I know I'm like this. I forgive Mack truck-sized plot holes if something that ensnares me emotionally from the git-go. But if I'm unensnared, then I have all the more freedom within myself to look back over my shoulder and mutter, "Well, this didn't make sense, and that didn't make sense," and before long the whole sweater has unraveled from having that one thread tugged.
When that particular ball gets rolling, get out from under it lest you hanker to be tomato paste. Oldboy has some fairly preposterous plot developments late in the film, but by that time the film has latched its teeth around your ankle so firmly, you're inclined not to budge. On the other hand, think about the last dim-witted straight-to-video thriller you suffered through: you couldn't be compelled to care about anything going on, and so any degree of preposterousness on the part of the film is met from the gut with derision. It becomes automatic. Suspension of disbelief begins with the heart and the gut, not the head.
This might explain why SF gets so top-heavy with explanations sometimes: it's compulsive compensation for the fact that we're often just not emotionally engaged. Why that happens, I have my own theories: most often it's because the creator in question just doesn't have the chops to do emotional engagement properly.

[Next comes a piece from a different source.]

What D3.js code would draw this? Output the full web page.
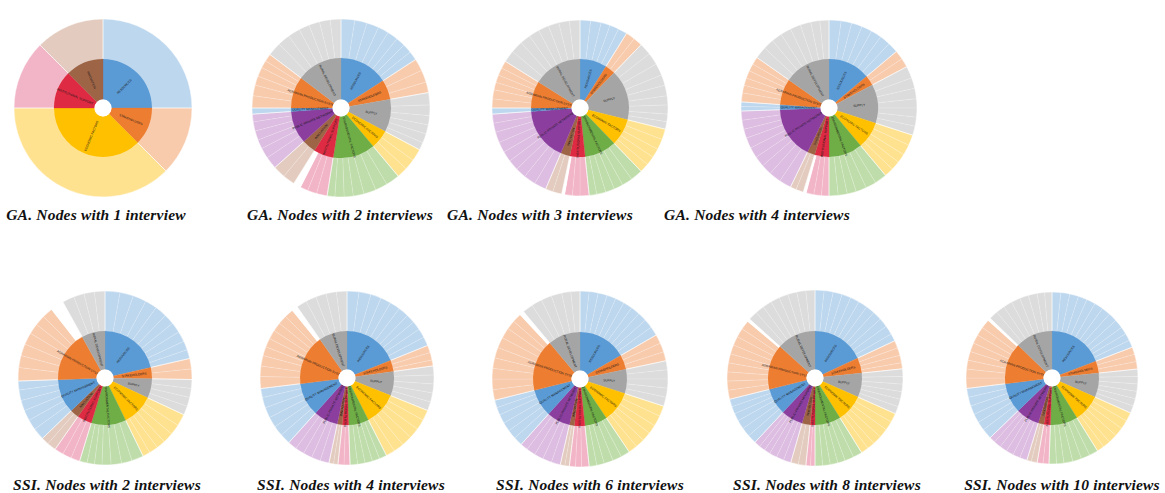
<!DOCTYPE html>
<html><head><meta charset="utf-8">
<script src="https://cdn.jsdelivr.net/npm/d3@7"></script>
<style>html,body{margin:0;padding:0;background:#fff;}</style>
</head><body>
<svg id="c" width="1165" height="493"></svg>
<script>
// ---- categories (inner ring), clockwise from 12 o'clock ----
const categories = ["RESOURCES","STAKEHOLDERS","SUPPLY","ECONOMIC FACTORS","ENVIRONMENTAL FACTORS",
  "INSTITUTIONAL SUPPORT","INNOVATION","PUBLIC-PRIVATE NETWORKS","QUALITY MANAGEMENT",
  "AGRARIAN PRODUCTION SYSTEM","RURAL DEVELOPMENT"];
const categoryHue = ["blue","orange","grey","yellow","green","red","brown","purple","blue","orange","grey"];
const innerColor = {blue:"#5B9BD5",orange:"#ED7D31",grey:"#A5A5A5",yellow:"#FFC000",green:"#6FAD47",
  red:"#DE2A42",brown:"#9E6446",purple:"#8C3E9F"};
const outerColor = {blue:"#BDD7EE",orange:"#F8CBAD",grey:"#DCDCDC",yellow:"#FFE28F",green:"#BFDDAA",
  red:"#F2B5C7",brown:"#E3CCBF",purple:"#DDBDE1"};

// ---- leaves (outer ring) per category, and blank (white) part at end of category ----
const GA1_leaves = [[90],[45],[],[135],[],[45],[45],[],[],[],[]];
const GA1_blank  = [0,0,0,0,0,0,0,0,0,0,0];

const GA2_leaves = [[9,8,8,7,7,6,6,6],[8,8,7],[8,7,6,6,6,5],[8,7,7],[9,8,8,7,6,6,5],[7,6,5],[8,8],
  [8,7,6,6,6,5],[4],[8,7,6,6,5,5],[9,8,8,7,7,7,7]];
const GA2_blank  = [0,0,0,0,0,5,0,0,0,0,0];

const GA3_leaves = [[7,7,6,6,6],[6,6],[8,8,8,7,7,6,6,5,5],[7,7,6,6,6],[8,7,6,6,6,5],[6,5,5],[6,5],
  [8,8,7,7,7,7,7,6,6],[4],[6,6,5,5,5,5],[8,8,7,7,7,7,7,7]];
const GA3_blank  = [0,0,0,0,0,2,0,0,0,0,0];

const GA4_leaves = [[8,7,7,7,7,7,7],[6,6],[8,7,7,6,6,6,6],[7,7,6,6,6],[8,7,7,6,6,6],[5,5,5],[5,4],
  [8,8,7,7,7,7,6,6,6],[3,3],[6,5,5,5,5,5],[8,7,7,7,7,7,6,6]];
const GA4_blank  = [0,0,0,0,0,2,0,0,0,0,0];

const SSI2_leaves = [[10,9,9,8,8,7,7,7,6,6],[7,7],[6,6,6,6],[8,7,7,6,6,5],[8,7,7,6,5,5,5],[6,6,6],[6,5],
  [],[8,7,7,7,7,6],[9,8,8,8,7,7,7],[8,7,7,7]];
const SSI2_blank  = [0,0,0,0,0,0,0,0,0,9,0];

const SSI4_leaves = [[8,8,7,7,7,7,6,6,6,6],[5,5,4],[6,6,6,6,6],[7,7,7,7,7,6],[5,5,5,5,5],[4,4],[3,3],
  [6,6,6,6,6],[7,7,7,7,7,6],[8,7,7,6,6,6,6,6,6],[7,7,7,7,7]];
const SSI4_blank  = [0,0,0,0,0,0,0,0,0,4,0];

const SSI6_leaves = [[6,6,6,6,6,6,6,6,6,6],[6,6,6],[6,6,6,6,6],[7,7,6,6,6,6],[6,6,6,5,5],[5,4,4],[3,3],
  [6,6,6,6,5],[6,6,6,6,5,5],[7,7,7,7,7,7,7,6,6],[7,7,7,7,6,6]];
const SSI6_blank  = [0,0,0,0,0,0,0,0,0,3,0];

const SSI8_leaves = [[6,6,6,6,6,6,6,6,6,6,5],[5,5,5,4],[5,5,5,5,5,5],[6,6,6,6,5,5],[6,6,5,5,5,5],[3,3],[5,5],
  [5,5,5,4,4,4],[6,6,6,5,5,5],[6,6,6,6,6,6,6,6,6],[6,6,6,6,6,6,6,6]];
const SSI8_blank  = [0,0,0,0,0,0,0,0,0,2,0];

const SSI10_leaves = [[6,6,6,6,6,6,6,6,6,5,5,5],[5,5,5],[5,5,5,5,5,5],[6,6,6,6,5,5],[6,6,6,6,5,5],[4,4],[4,3],
  [5,5,5,5,5,4],[7,6,6,6,6,6],[7,6,6,6,6,6,6,6],[6,6,6,6,6,6,5,5]];
const SSI10_blank  = [0,0,0,0,0,0,0,0,0,2,0];

const titles = ["GA. Nodes with 1 interview","GA. Nodes with 2 interviews","GA. Nodes with 3 interviews",
  "GA. Nodes with 4 interviews","SSI. Nodes with 2 interviews","SSI. Nodes with 4 interviews",
  "SSI. Nodes with 6 interviews","SSI. Nodes with 8 interviews","SSI. Nodes with 10 interviews"];

// ---- layout ----
const charts = [
  {leaves:GA1_leaves, blank:GA1_blank, cx:103, cy:108, r:89, mid:49, tx:96, ty:220},
  {leaves:GA2_leaves, blank:GA2_blank, cx:341, cy:108, r:89, mid:50, tx:340, ty:220},
  {leaves:GA3_leaves, blank:GA3_blank, cx:580, cy:108, r:88, mid:49, tx:540, ty:220},
  {leaves:GA4_leaves, blank:GA4_blank, cx:829, cy:108, r:88, mid:49, tx:757, ty:220},
  {leaves:SSI2_leaves, blank:SSI2_blank, cx:105, cy:378, r:87, mid:47, tx:107, ty:490},
  {leaves:SSI4_leaves, blank:SSI4_blank, cx:347, cy:378, r:87, mid:47, tx:351, ty:490},
  {leaves:SSI6_leaves, blank:SSI6_blank, cx:580, cy:379, r:88, mid:47, tx:590, ty:490},
  {leaves:SSI8_leaves, blank:SSI8_blank, cx:815, cy:378, r:88, mid:47, tx:827, ty:490},
  {leaves:SSI10_leaves, blank:SSI10_blank, cx:1052, cy:378, r:86, mid:47, tx:1062, ty:490}
];
const hole = 8.5;

const svg = d3.select("#c");
svg.append("rect").attr("width",1165).attr("height",493).attr("fill","#fff");

charts.forEach((ch, k) => {
  const data = {name:"root", children: categories.map((name,i)=>({
      name, ci:i,
      children: ch.leaves[i].map(v=>({value:v})).concat(ch.blank[i]>0 ? [{value:ch.blank[i], blank:true}] : [])
    })).filter(c=>c.children.length>0)};
  const root = d3.hierarchy(data).sum(d=>d.value||0);
  d3.partition().size([2*Math.PI, 3])(root);
  const rs = d3.scaleLinear().domain([1,2,3]).range([hole, ch.mid, ch.r]);
  const arc = d3.arc().startAngle(d=>d.x0).endAngle(d=>d.x1)
    .innerRadius(d=>rs(d.y0)).outerRadius(d=>rs(d.y1));
  const g = svg.append("g").attr("transform",`translate(${ch.cx},${ch.cy})`);
  const nodes = root.descendants().filter(d=>d.depth>0);
  // outer ring leaves
  g.selectAll("path.o").data(nodes.filter(d=>d.depth===2)).join("path").attr("class","o")
    .attr("d",arc)
    .attr("fill",d=> d.data.blank ? "#fff" : outerColor[categoryHue[d.parent.data.ci]])
    .attr("stroke","#fff").attr("stroke-opacity",0.3).attr("stroke-width",0.5);
  // category borders on the outer ring (slightly stronger)
  g.selectAll("path.ob").data(nodes.filter(d=>d.depth===1)).join("path").attr("class","ob")
    .attr("d", d=>arc({x0:d.x0,x1:d.x1,y0:2,y1:3}))
    .attr("fill","none").attr("stroke","#fff").attr("stroke-opacity",0.6).attr("stroke-width",0.6);
  // inner ring
  g.selectAll("path.i").data(nodes.filter(d=>d.depth===1)).join("path").attr("class","i")
    .attr("d",arc)
    .attr("fill",d=> innerColor[categoryHue[d.data.ci]])
    .attr("stroke",d=> innerColor[categoryHue[d.data.ci]]).attr("stroke-width",0.3);
  // labels
  const lr = (hole + ch.mid)/2 + 1.5;
  g.selectAll("text.l").data(nodes.filter(d=>d.depth===1)).join("text").attr("class","l")
    .attr("transform", d=>{
      const a = (d.x0+d.x1)/2;
      let rot = a*180/Math.PI - 90;
      if (a > Math.PI) rot += 180;
      return `translate(${Math.sin(a)*lr},${-Math.cos(a)*lr}) rotate(${rot})`;
    })
    .attr("text-anchor","middle").attr("dominant-baseline","central")
    .attr("font-family","'Liberation Sans', Arial, sans-serif").attr("font-size",3.1)
    .attr("fill","#1a1a1a").text(d=>d.data.name);
  // hole
  g.append("circle").attr("r",hole).attr("fill","#fff");
  // title
  svg.append("text").attr("x",ch.tx).attr("y",ch.ty).attr("text-anchor","middle")
    .attr("font-family","'Liberation Serif', 'Times New Roman', serif")
    .attr("font-style","italic").attr("font-weight","bold").attr("font-size",15.5)
    .attr("letter-spacing",0.2)
    .attr("fill","#111").text(titles[k]);
});
</script>
</body></html>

When I heard that Guillermo del Toro had come up with all these detailed explanations in Pacific Rim for why they were doing everything — why send giant robots to fight monsters? — I wondered if this was slightly to the left of the point. A movie of that level of absurdity might work better if you don't bog it down trying to explain anything, because of the way explanations work on fans like cookies on the proverbial mouse. Give them one explanation, and all that does is give them an excuse to ask the next question.
So perhaps GdT was probably doing all that as his way of telling all the people with the built-in fanbase for the film, "Shush, you. You gripe all the time about how this stuff doesn't make sense; now you have one less thing to complain about. Happy?" I plan on seeing the film, in no small part to determine how well that particular strategy worked.